ROW80: the writing challenge that knows you have a life.

Kait Nolan, author of Forsaken by Shadow and the newly released Devil’s Eye, who also happens to be my CP and BFF, wanted something like NaNoWriMo that could give that sense of community and we’re all in this together, without the constraints on time and project specificity that can make NaNo unattainable and crazy-making for some. Something like 70 Days of Sweat which we so enjoyed when we were much newer CPs. (But actually, I kind of think the whole thing is partly Kait’s way of trying to get more discipline in my life.)

So the deal is: set your own, measurable goal(s) and work for it 80 days, 1/3-3/24. It doesn’t have to be a new project. It doesn’t have to be a novel. You can work on editing, multiple projects, a short story anthology…

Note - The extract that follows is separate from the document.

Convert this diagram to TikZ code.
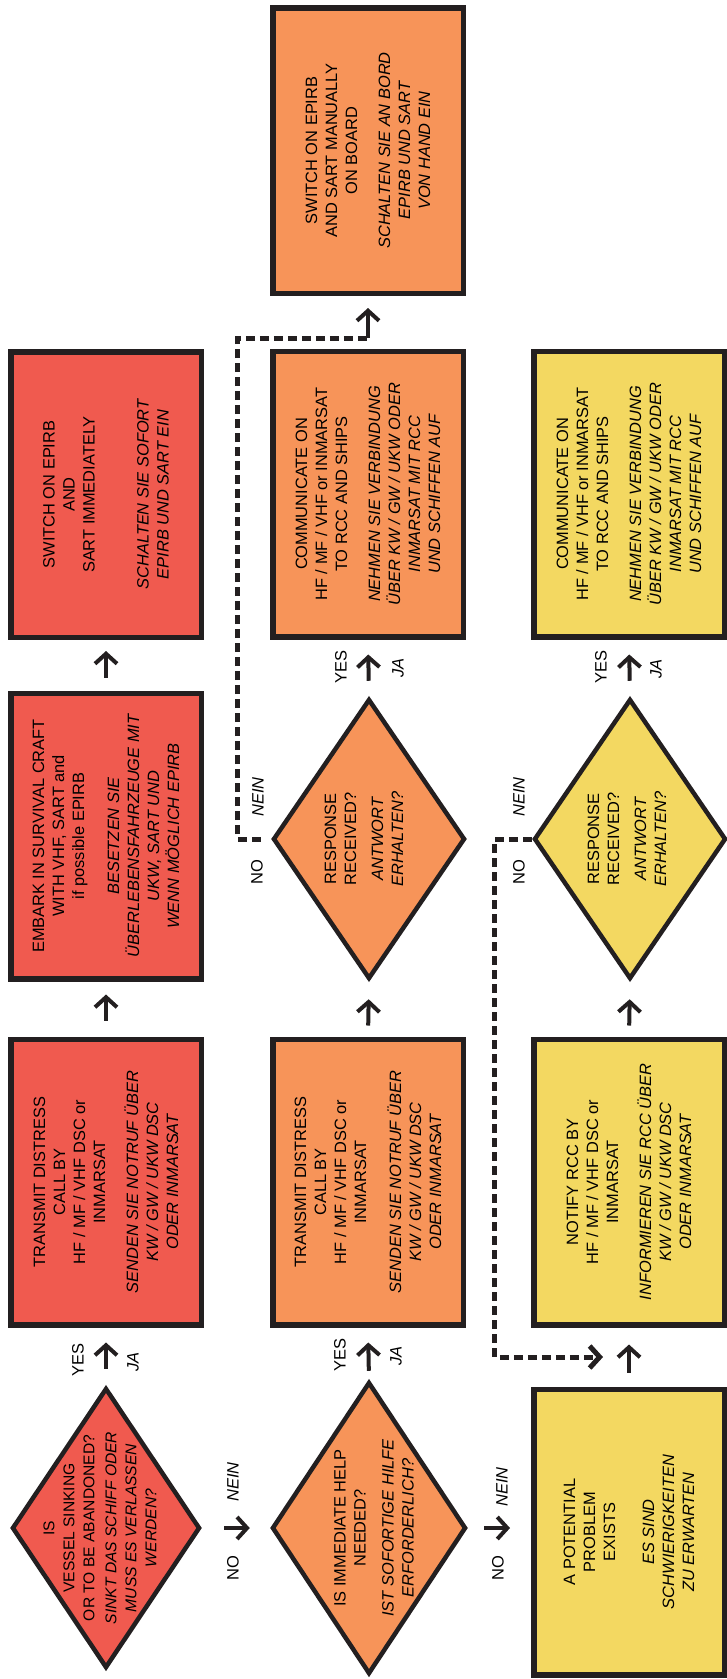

So what am I going to do. Word count goals are popular and encouraged, but they don’t really work for me. When I’m in the right frame of mind, I can scrawl a few thousand words easily and they’re good. And when I’m not, I can usually force out words, but that becomes stuff that isn’t right for the story and puts me further off track. What I think I need to work on is spending time in my world, every day, without the distraction of…the real world. During the week, whether I write on the manuscript or not, I need to spend at least 30 minutes, alone and internet-free, working in the world of the Talent Chronicles. And I need to spend a total of an hour a day on the writing stuff. ETA: (editing goals already?) I’d like to get back to writing at least one scene per day, but I think that in order to avoid setting myself up for fail, I should go for 3 scenes a week and maybe save the 1-2 scenes a day goal for the next round. Because I think an actual output goal is important so I wind up with some manuscript progress and not just noteful blathering, but word count has never been a sensible measure for me to go by.

The doesn’t seem like much, and likely I’ll spend more time most days, but I think the fact that I skip days when the work gets to hard or when real life gets in the way hasn’t been doing me any favors as far as keeping my head in the place it needs to be to write.

So that’s my measurable goal for the challenge. My other goals are to finish Heroes ‘Til Curfew and release it, to write and release the short story about what happened when Joss got home at the end of Hush Money, and to write the outline for book 3, all of which I should be able to do within 80 days. I’m looking forward to really getting my head on straight and getting back to my Talent kids this year with the focus they deserve.